NCJ Number
90994
Journal
Law and Society Review Volume: 17 Issue: 3 Dated: (1983) Pages: 457-479
Date Published
1983
Length
23 pages
Annotation
This study found that the effect of perceived sanctions on criminal involvement is minimal once social definitional factors (moral commitment, informal sanctions) are controlled.
Abstract
Many deterrence researchers have based their research on the assumption that if persons commit crimes because they have not been deterred and if persons refrain from crimes because they have been deterred, then those who commit crimes tend to perceive punishment as less certain or severe than those who obey laws. In reaching this conclusion about the deterrent properties of perceived risk, many deterrence researchers have used cross sectional designs, correlating current perceptions of punishment risk with self-reports of past behavior.
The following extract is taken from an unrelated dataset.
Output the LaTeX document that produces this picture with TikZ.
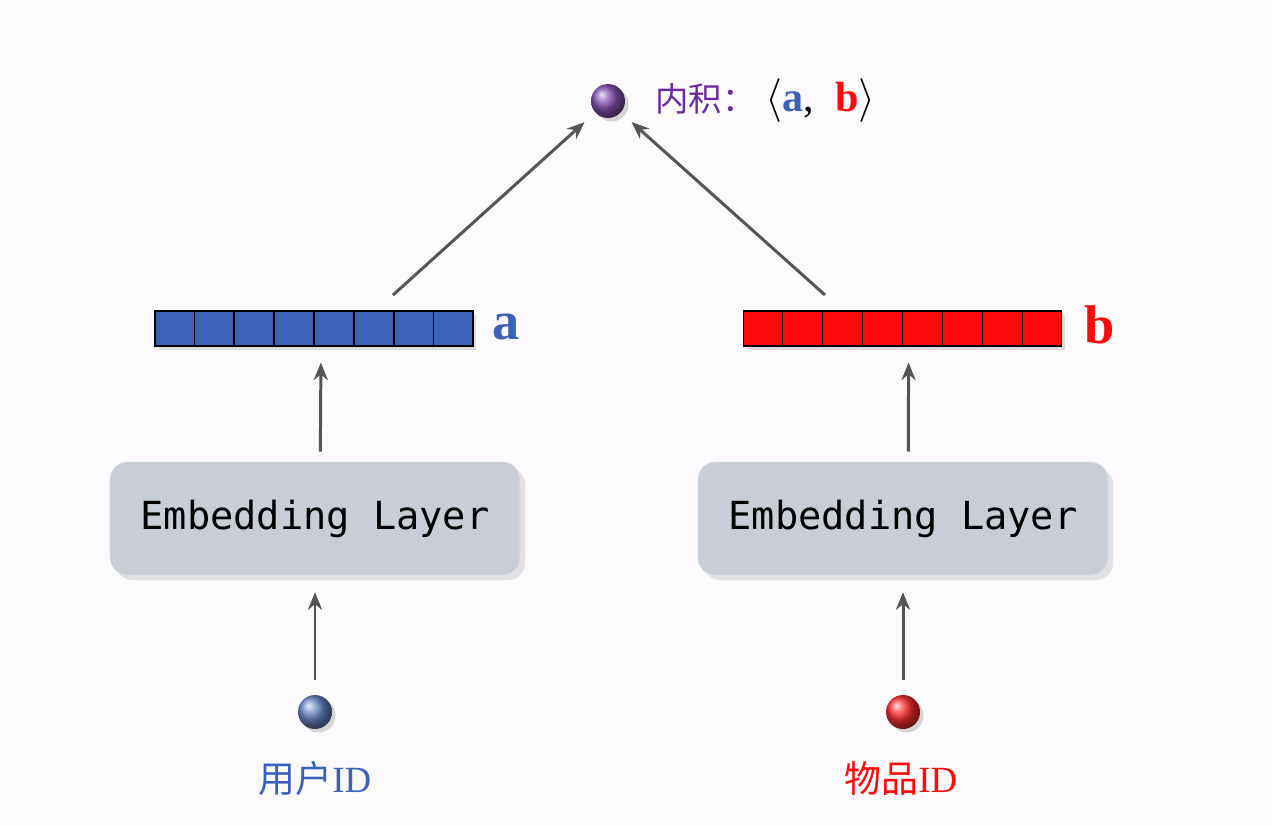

Negative correlations between current perceptions and prior behavior have been uniformly interpreted by deterrence researchers as a deterrent effect; however, low perceptions of punishment risk or severity may be a consequence rather than a cause of involvement in illegal behavior. The study reported here examines the association between perceptions of the certainty-severity of punishment and subsequent behavior, controlling for extralegal conditions. Three hundred college students were selected randomly from a list of freshmen and interviewed at time periods 1 year apart, using a scale that measured deterrence, social bonding, and social learning. Involvement in five specific offenses was self-reported. Findings showed that when other constraining factors were considered (beliefs, informal sanction, attachment to parents, attachment to peers, etc.), the deterrent effect disappeared. Future research should focus on replicating these findings with more representative samples and with different offenses. Tabular data, figures, 19 footnotes, and 38 references are provided.